Evelyn and Imogen Gresham are a conventional upper middle class married couple, they live comfortably in the country with their eleven year old son, and Evelyn, a successful lawyer spends most of his week up in London. Imogen is quite a bit younger than her fifty two year old husband; she’s beautiful and gentle, quick to tears and her ignorance of country pursuits and her love of pretty things over valuable things have begun to irritate Evelyn. Within her marriage Imogen has become a pacifier, a keeper of the peace, deferring to Evelyn in everything. Evelyn has very definite expectations of his domestic life, comforts he feels are his due, at work everything runs to his exacting standards – he wants nothing less than that at home. Young Gavin, the Gresham’s son, soon off to prep school, is a pretty vile child; he has shown his mother on several occasions that he considers her to be pretty useless. He has the arrogant contempt of a male child, who has learned a lot of bad habits from its father; Imogen almost seems to accept her son’s view of her with very little resistance. Gavin’s friend Tim Leeper is the only person to fully appreciate Imogen; he is a sad little scrap, a sensitive child of a chaotic bohemian household, who spend little time ensuring the well-being of their offspring. Tim spends more and more time at the Gresham home, and even after Gavin goes off to school, Tim spends part of each day with Imogen.
“Imogen went into the house. From the end window of her bedroom she looked out on the drive, a yellow gravelled circus surrounded by evergreens. The gate was pushed back against a box hedge, and standing with one hand on it, Evelyn was talking to Blanche Silcox, a neighbour who lived behind the hanger. She was on the way to the post in the village, it seemed, for she held several envelopes in her leather-gauntleted hand. The tweed suit, expensive but of singular cut, increased the breadth of her middle-aged figure. She appeared kind and unassuming, which made it the more strange that her hats should be so very intimidating.”
The Gresham’s nearest neighbour is Blanche Silcox, a spinster of about fifty, very comfortably off, she understands the countryside and its sports, she does voluntary work, and is a pillar of the local community. Blanche is a tweedy, lumpish woman, viewed as elderly by the beautiful, graceful Imogen; Miss Silcox with her masculine voice, wears odd hats and gloves like gauntlets, she is certainly not an obvious threat. Between Evelyn and Blanche there has over time developed a close friendship, Blanche enjoys giving Evelyn lifts to and from the station, in her Rolls Royce – as Imogen doesn’t drive, they both appreciate the same things and Blanche proves to know exactly how to make Evelyn comfortable.
“Imogen,” he said with forced patience, “you have plenty of occupations of your own, and you don’t care to do the things that give a great deal of pleasure to me – when I have time to do them. You don’t want to fish or shoot and you can’t drive my car, which would be a help to me sometimes.
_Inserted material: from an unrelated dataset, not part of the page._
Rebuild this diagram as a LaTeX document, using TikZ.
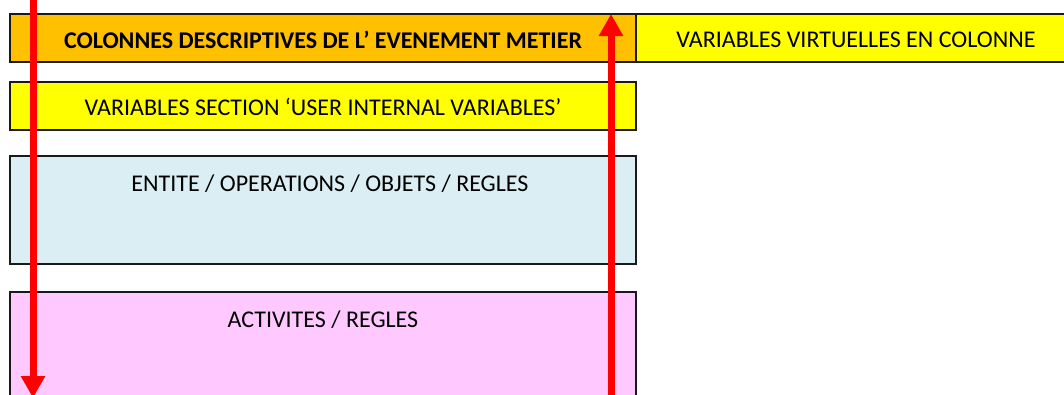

Am I to understand that you object to my having the companionship of another woman who can do these things?”
One of Imogen’s closest friends is Paul Nugent is also a middle aged man married to a much younger woman, only his wife Primrose – quickly decided she had made a bad bargain, and shuns her husband, largely living her own life. Paul tentatively suggests to Imogen who has always had her beauty to rely upon, that she might not understand what it is that men fall in love with. It is some time before Imogen fully realises what it was her friend was trying to tell her. Imogen’s other friend, Cecil ( a woman) is certain that Evelyn has taken Blanche as his mistress, and with Cecil’s help, Imogen discovers that Blanche has a flat in London, not far from Evelyn’s chambers.
As Blanche comes to mean more and more to Evelyn, assisting Gavin with his riding lessons, hosting glamorous lunches for Evelyn in London and even making subtle changes in her own home that will please him, Imogen has to wake up to what is happening. However Imogen’s self-esteem has taken an almighty battering and she is no match for the newly energised sexually assured Blanche Silcox.
The Tortoise and the Hare – is a superbly written novel of 1950’s domestic disharmony, and female sensuality. Jenkins’ characters are brilliantly explored, and the erosion of Imogen’s self-belief is quite heart-breaking. Alongside Imogen’s childlike sensuality, and Blanche’s determined aggressive sexuality is Tim Leeper’s aunt; Zenobia and her siren like sensuality a woman who believes all men will fall in love with her.
Hilary Mantel compares Jenkins to Austen, and also to Sybille Bedford and Rebecca West, possibly, but this novel is certainly very Elizabeth Taylor, acutely observed, quietly devastating and absolutely brilliant.